If there is one positive to come out of the movie, it was the impressive production and use of both practical and computer-generated effects. Morton and Jenkel were pioneers of the use of CGI, having created the TV series Max Headroom, which happened to also be set in a satirical, futuristic dystopia. The animatronics and puppetry were very advanced for the time. The film’s greatest technical achievement was using the then new Autodesk Flame software, commonly used nowadays within the industry.

It may come to no one’s surprise that Super Mario Bros. was a box office disappointment. The careers of the directors and producers were obliterated after the film’s release, though they have spoken fondly of their involvement. Mario creator Shigeru Miyamoto spoke positively on the film, who praised the effort put onto it, though lamented its attempts to get “a little too close” to the feel of the games. What movie was he watching?

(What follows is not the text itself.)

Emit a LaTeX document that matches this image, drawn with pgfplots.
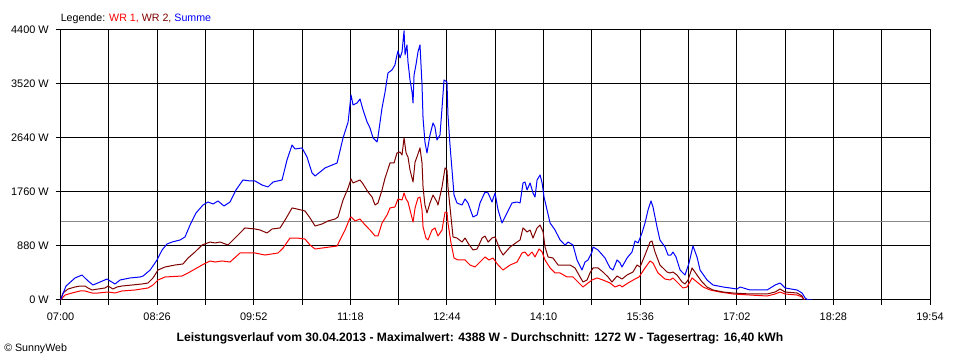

Super Mario Bros. has developed a bit of a cult status, most notably through the “Super Mario Bros. Archive” founded in 2007. To some, the movie is amongst the worst ever made. In comparison to other video game adaptations that would follow, Super Mario Bros. has aged relatively well. The upcoming animated movie looks particularly enjoyable and faithfully recreates the recognised characters and world of the games. Let’s just hope Chris Pratt, who has been criticized already for his role as Mario, doesn’t come to hate the movie as Bob Hoskins did for his own version.